28. Dezember 2024: Radek Knapp stellt in Die Presse WINTERBUCH DER LIEBE von Dora Kaprálová vor

Radek Knapp nähert sich dem skurillen Winterbuch der Liebe, das so voller Liebe und Seltsamkeiten steckt, mit Liebe, wenn wir das so sagen dürfen:

Man sollte sich nicht anmaßen zu sagen, dass die deutsche Literatur in vielem besser sei als die englische oder die französische geistreicher als die irische oder die amerikanische leichter als die europäische. Aber man kann absolut behaupten, dass die tschechische Literatur sich gut auf Skurriles und Groteskes versteht. Dora Kaprálová steckt von Kopf bis Fuß darin, und es hat weder ihr noch ihrem Werk geschadet. Jaroslav Seifert, Bohumil Hrabal und nicht zuletzt Kaprálovás eigener Vater, der Dichter Zeno Kaprál, schweben hier sanft herum, ohne der Autorin die Luft zu nehmen, die sie sich erschrieben hat.

Die entscheidende Frage hinsichtlich Kaprálovás Buchs lautet: Warum wird hier so viel geliebt – und vor allem was?

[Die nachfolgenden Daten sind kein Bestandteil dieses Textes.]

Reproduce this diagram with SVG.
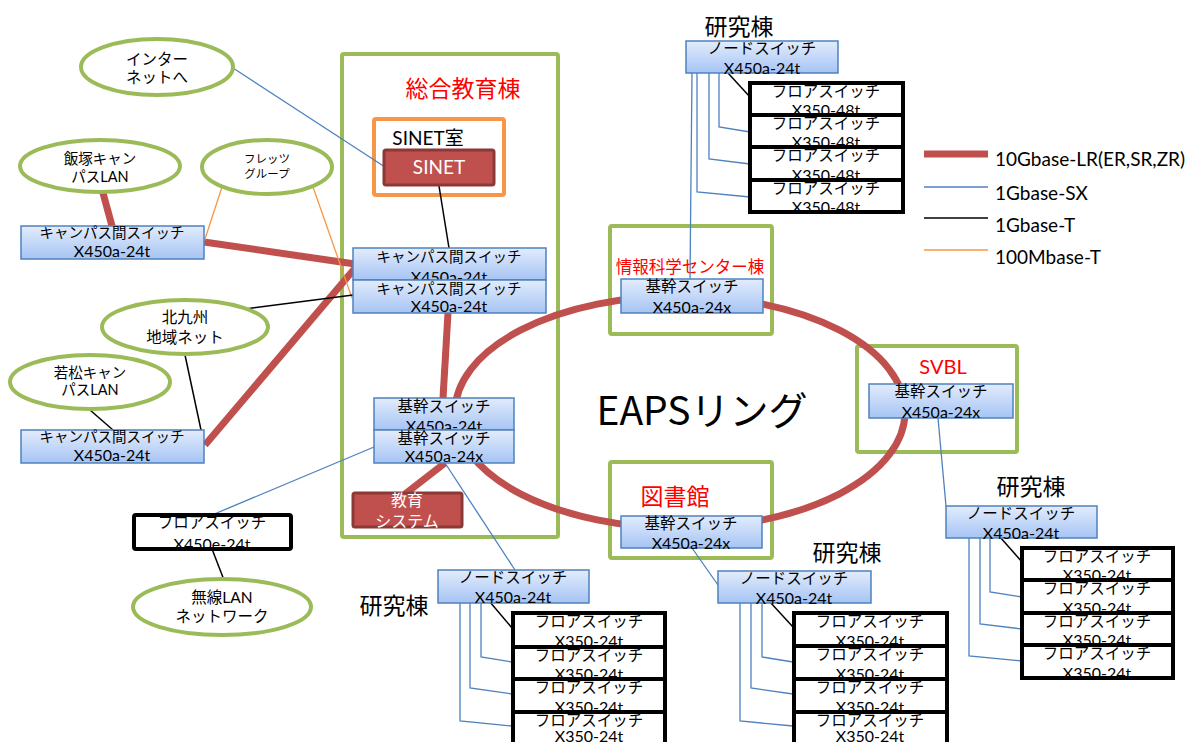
<svg xmlns="http://www.w3.org/2000/svg" width="1194" height="742" viewBox="0 0 1194 742">
<style>
text{font-family:Lato,"Noto Sans CJK JP",sans-serif;fill:#000;text-anchor:middle}
.jp{font-size:15.5px}
.jc{font-size:14.5px}
.lt{font-size:16px}
.ell{fill:#fff;stroke:#9BBB59;stroke-width:4}
.cont{fill:none;stroke:#9BBB59;stroke-width:4}
.sw{fill:url(#bg);stroke:#4F81BD;stroke-width:1.5}
.fl{fill:#fff}
.flb{fill:none;stroke:#000;stroke-width:4}
.red{fill:#FF0000}
.l10{stroke:#C0504D;stroke-width:7;fill:none}
.l1sx{stroke:#4F81BD;stroke-width:1.3;fill:none}
.l1t{stroke:#000;stroke-width:1.5;fill:none}
.l100{stroke:#F79646;stroke-width:1.3;fill:none}
.lg{font-size:19px;text-anchor:start}
</style>
<defs>
<linearGradient id="bg" x1="0" y1="0" x2="0" y2="1">
<stop offset="0" stop-color="#e2ecfc"/>
<stop offset="1" stop-color="#a6c4f4"/>
</linearGradient>
</defs>
<rect width="1194" height="742" fill="#fff"/>

<g id="containers">
<g id="sogo"><rect class="cont" x="342" y="54" width="216" height="483" rx="2"/><text class="red" x="463" y="97" style="font-size:23px">総合教育棟</text></g>
<g id="sinet-room"><rect x="374" y="119" width="130" height="76" fill="none" stroke="#F79646" stroke-width="4" rx="2"/><text x="428" y="145" style="font-size:19px">SINET室</text></g>
<g id="joho"><rect class="cont" x="610" y="226" width="162" height="108" rx="2"/><text class="red" x="690" y="273" style="font-size:16.5px">情報科学センター棟</text></g>
<g id="svbl"><rect class="cont" x="857" y="346" width="160" height="106" rx="2"/><text class="red" x="943" y="374" style="font-size:20px">SVBL</text></g>
<g id="tosho"><rect class="cont" x="610" y="462" width="162" height="96" rx="2"/><text class="red" x="675" y="505" style="font-size:23px">図書館</text></g>
</g>

<g id="connectors">
<ellipse class="l10" cx="680" cy="412" rx="225" ry="116"/>
<line class="l10" x1="103" y1="193" x2="112" y2="226"/>
<line class="l10" x1="204" y1="242" x2="355" y2="264"/>
<line class="l10" x1="205" y1="445" x2="356" y2="267"/>
<line class="l10" x1="448" y1="313" x2="443" y2="398"/>
<line class="l10" x1="445" y1="463" x2="405" y2="494"/>
<line class="l100" x1="222" y1="187" x2="204" y2="242"/>
<line class="l100" x1="313" y1="187" x2="352" y2="298"/>
<line class="l1sx" x1="233" y1="68" x2="385" y2="167"/>
<line class="l1t" x1="439" y1="186" x2="449" y2="248"/>
<line class="l1t" x1="245" y1="309" x2="353" y2="295"/>
<line class="l1t" x1="185" y1="355" x2="204" y2="444"/>
<line class="l1t" x1="90" y1="410" x2="113" y2="430"/>
<line class="l1sx" x1="374" y1="447" x2="212" y2="515"/>
<line class="l1t" x1="212" y1="549" x2="224" y2="580"/>
<line class="l1sx" x1="445" y1="463" x2="515" y2="570"/>
<line class="l1sx" x1="692" y1="548" x2="718" y2="585"/>
<line class="l1sx" x1="938" y1="418" x2="946" y2="506"/>
<line class="l1sx" x1="692" y1="73" x2="690" y2="279"/>
<polyline class="l1sx" points="719,73 719,127 750,132"/>
<polyline class="l1sx" points="709,73 709,159 750,164"/>
<polyline class="l1sx" points="697,73 697,192 750,197"/>
<line class="l1t" x1="728" y1="73" x2="750" y2="97"/>
<polyline class="l1sx" points="481,603 481,657 512,662"/>
<polyline class="l1sx" points="470,603 470,688 512,694"/>
<polyline class="l1sx" points="460,603 460,721 512,726"/>
<line class="l1t" x1="490" y1="602" x2="512" y2="628"/>
<polyline class="l1sx" points="762,603 762,657 793,662"/>
<polyline class="l1sx" points="751,603 751,688 793,694"/>
<polyline class="l1sx" points="740,603 740,721 793,726"/>
<line class="l1t" x1="770" y1="602" x2="793" y2="627"/>
<polyline class="l1sx" points="990,538 990,592 1022,597"/>
<polyline class="l1sx" points="980,538 980,624 1022,629"/>
<polyline class="l1sx" points="969,538 969,656 1022,661"/>
<line class="l1t" x1="1000" y1="537" x2="1022" y2="562"/>
</g>

<g id="ellipses">
<g id="internet"><ellipse class="ell" cx="157" cy="67" rx="76" ry="28"/><text class="jp" x="157" y="65">インター</text><text class="jp" x="157" y="83">ネットへ</text></g>
<g id="iizuka"><ellipse class="ell" cx="100" cy="166" rx="80" ry="26"/><text x="100" y="164" style="font-size:14.5px">飯塚キャン</text><text x="100" y="182" style="font-size:14.5px">パスLAN</text></g>
<g id="flets"><ellipse class="ell" cx="267" cy="167" rx="65" ry="27"/><text x="267" y="163" style="font-size:11.5px">フレッツ</text><text x="267" y="178" style="font-size:11.5px">グループ</text></g>
<g id="kitakyushu"><ellipse class="ell" cx="185" cy="327" rx="83" ry="27"/><text class="jp" x="185" y="323">北九州</text><text class="jp" x="185" y="343">地域ネット</text></g>
<g id="wakamatsu"><ellipse class="ell" cx="90" cy="382" rx="80" ry="27"/><text x="90" y="378" style="font-size:14.5px">若松キャン</text><text x="90" y="395" style="font-size:14.5px">パスLAN</text></g>
<g id="musen"><ellipse class="ell" cx="222" cy="607" rx="89" ry="28"/><text class="jp" x="222" y="603">無線LAN</text><text class="jp" x="222" y="622">ネットワーク</text></g>
</g>

<g id="switches">
<g id="sinet"><rect x="384" y="150" width="110" height="35" fill="#C0504D" stroke="#8C3836" stroke-width="3" rx="2"/><text x="439" y="174" style="font-size:19px;fill:#fff">SINET</text></g>
<g id="kyoiku"><rect x="353" y="493" width="109" height="34" fill="#C0504D" stroke="#8C3836" stroke-width="3" rx="2"/><text x="407" y="506" style="font-size:16px;fill:#fff">教育</text><text x="407" y="527" style="font-size:16px;fill:#fff">システム</text></g>
<g id="campus-left1"><rect class="sw" x="21" y="226" width="183" height="33"/><text class="jc" x="112" y="238">キャンパス間スイッチ</text><text class="lt" x="112" y="257">X450a-24t</text></g>
<g id="campus-left2"><rect class="sw" x="21" y="430" width="183" height="33"/><text class="jc" x="112" y="442">キャンパス間スイッチ</text><text class="lt" x="112" y="461">X450a-24t</text></g>
<g id="campus-c1"><rect class="sw" x="353" y="248" width="193" height="32"/><text class="jc" x="449" y="262">キャンパス間スイッチ</text><text class="lt" x="449" y="283">X450a-24t</text></g>
<g id="campus-c2"><rect class="sw" x="353" y="280" width="193" height="33"/><text class="jc" x="449" y="294">キャンパス間スイッチ</text><text class="lt" x="449" y="312">X450a-24t</text></g>
<g id="kikan-c1"><rect class="sw" x="374" y="398" width="140" height="32"/><text class="jp" x="444" y="412">基幹スイッチ</text><text class="lt" x="444" y="432">X450a-24t</text></g>
<g id="kikan-c2"><rect class="sw" x="374" y="430" width="140" height="33"/><text class="jp" x="444" y="444">基幹スイッチ</text><text class="lt" x="444" y="462">X450a-24x</text></g>
<g id="kikan-joho"><rect class="sw" x="621" y="279" width="142" height="34"/><text class="jp" x="692" y="292">基幹スイッチ</text><text class="lt" x="692" y="313">X450a-24x</text></g>
<g id="kikan-svbl"><rect class="sw" x="869" y="384" width="144" height="34"/><text class="jp" x="941" y="397">基幹スイッチ</text><text class="lt" x="941" y="418">X450a-24x</text></g>
<g id="kikan-tosho"><rect class="sw" x="621" y="516" width="141" height="32"/><text class="jp" x="691" y="529">基幹スイッチ</text><text class="lt" x="691" y="549">X450a-24x</text></g>

<g id="floor-x450e"><rect class="fl" x="134" y="515" width="157" height="34"/><text class="jp" x="212" y="528">フロアスイッチ</text><text class="lt" x="212" y="550">X450e-24t</text><rect class="flb" x="134" y="515" width="157" height="34" rx="2"/></g>

<g id="kenkyu-top">
<text x="739" y="35" style="font-size:23px">研究棟</text>
<rect class="sw" x="686" y="41" width="152" height="32"/><text class="jp" x="762" y="54">ノードスイッチ</text><text class="lt" x="762" y="74">X450a-24t</text>
<rect class="fl" x="750" y="83" width="153" height="32"/><text class="jp" x="826" y="97">フロアスイッチ</text><text class="lt" x="826" y="116">X350-48t</text><rect class="flb" x="750" y="83" width="153" height="32"/>
<rect class="fl" x="750" y="115" width="153" height="32"/><text class="jp" x="826" y="129">フロアスイッチ</text><text class="lt" x="826" y="148">X350-48t</text><rect class="flb" x="750" y="115" width="153" height="32"/>
<rect class="fl" x="750" y="147" width="153" height="33"/><text class="jp" x="826" y="161">フロアスイッチ</text><text class="lt" x="826" y="181">X350-48t</text><rect class="flb" x="750" y="147" width="153" height="33"/>
<rect class="fl" x="750" y="180" width="153" height="32"/><text class="jp" x="826" y="194">フロアスイッチ</text><text class="lt" x="826" y="213">X350-48t</text><rect class="flb" x="750" y="180" width="153" height="32"/>
</g>

<g id="kenkyu-left">
<text x="394" y="614" style="font-size:23px">研究棟</text>
<rect class="sw" x="438" y="570" width="151" height="33"/><text class="jp" x="513" y="583">ノードスイッチ</text><text class="lt" x="513" y="603">X450a-24t</text>
<rect class="fl" x="513" y="613" width="152" height="34"/><text class="jp" x="589" y="627">フロアスイッチ</text><text class="lt" x="589" y="647">X350-24t</text><rect class="flb" x="513" y="613" width="152" height="34"/>
<rect class="fl" x="513" y="647" width="152" height="32"/><text class="jp" x="589" y="661">フロアスイッチ</text><text class="lt" x="589" y="680">X350-24t</text><rect class="flb" x="513" y="647" width="152" height="32"/>
<rect class="fl" x="513" y="679" width="152" height="33"/><text class="jp" x="589" y="693">フロアスイッチ</text><text class="lt" x="589" y="713">X350-24t</text><rect class="flb" x="513" y="679" width="152" height="33"/>
<rect class="fl" x="513" y="712" width="152" height="33"/><text class="jp" x="589" y="726">フロアスイッチ</text><text class="lt" x="589" y="742">X350-24t</text><rect class="flb" x="513" y="712" width="152" height="33"/>
</g>

<g id="kenkyu-mid">
<text x="847" y="561" style="font-size:23px">研究棟</text>
<rect class="sw" x="718" y="571" width="153" height="32"/><text class="jp" x="794" y="584">ノードスイッチ</text><text class="lt" x="794" y="604">X450a-24t</text>
<rect class="fl" x="794" y="613" width="153" height="33"/><text class="jp" x="870" y="627">フロアスイッチ</text><text class="lt" x="870" y="647">X350-24t</text><rect class="flb" x="794" y="613" width="153" height="33"/>
<rect class="fl" x="794" y="646" width="153" height="33"/><text class="jp" x="870" y="660">フロアスイッチ</text><text class="lt" x="870" y="680">X350-24t</text><rect class="flb" x="794" y="646" width="153" height="33"/>
<rect class="fl" x="794" y="679" width="153" height="33"/><text class="jp" x="870" y="693">フロアスイッチ</text><text class="lt" x="870" y="713">X350-24t</text><rect class="flb" x="794" y="679" width="153" height="33"/>
<rect class="fl" x="794" y="712" width="153" height="33"/><text class="jp" x="870" y="726">フロアスイッチ</text><text class="lt" x="870" y="742">X350-24t</text><rect class="flb" x="794" y="712" width="153" height="33"/>
</g>

<g id="kenkyu-right">
<text x="1031" y="495" style="font-size:23px">研究棟</text>
<rect class="sw" x="946" y="506" width="151" height="32"/><text class="jp" x="1021" y="519">ノードスイッチ</text><text class="lt" x="1021" y="539">X450a-24t</text>
<rect class="fl" x="1022" y="548" width="151" height="32"/><text class="jp" x="1097" y="562">フロアスイッチ</text><text class="lt" x="1097" y="581">X350-24t</text><rect class="flb" x="1022" y="548" width="151" height="32"/>
<rect class="fl" x="1022" y="580" width="151" height="33"/><text class="jp" x="1097" y="594">フロアスイッチ</text><text class="lt" x="1097" y="614">X350-24t</text><rect class="flb" x="1022" y="580" width="151" height="33"/>
<rect class="fl" x="1022" y="613" width="151" height="32"/><text class="jp" x="1097" y="627">フロアスイッチ</text><text class="lt" x="1097" y="646">X350-24t</text><rect class="flb" x="1022" y="613" width="151" height="32"/>
<rect class="fl" x="1022" y="645" width="151" height="33"/><text class="jp" x="1097" y="659">フロアスイッチ</text><text class="lt" x="1097" y="679">X350-24t</text><rect class="flb" x="1022" y="645" width="151" height="33"/>
</g>
</g>

<g id="ring-label"><text x="702" y="425" style="font-family:'Noto Sans CJK JP',sans-serif;font-size:39px">EAPSリング</text></g>

<g id="legend">
<line class="l10" x1="924" y1="154" x2="988" y2="154"/><text class="lg" x="995" y="166">10Gbase-LR(ER,SR,ZR)</text>
<line class="l1sx" x1="924" y1="187" x2="988" y2="187"/><text class="lg" x="995" y="200">1Gbase-SX</text>
<line class="l1t" x1="924" y1="218" x2="988" y2="218"/><text class="lg" x="995" y="232">1Gbase-T</text>
<line class="l100" x1="924" y1="250" x2="988" y2="250"/><text class="lg" x="995" y="264">100Mbase-T</text>
</g>
</svg>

Vielleicht hilft bei der Beantwortung die folgende Stelle: „Es gibt einen Mann im Kostümverleih des Berliner Theaters. Er ist Italiener. Er ist eine Frau. Eine Frau, die mich liebt und vielleicht nicht liebt. Aber sie schaut mich an wie ein Mann, der mich liebt.“

Es tut gut, in Zeiten wie diesen so oft das Wort Liebe zu hören. Egal, aus welcher Richtung es kommt, und wo es landet. Man sagt: Die Schönheit liegt im Auge des Betrachters. Aber man kann auch gleich sagen: Die Liebe steckt im Herzen desjenigen, der zur Liebe fähig ist. Nirgendwo anders.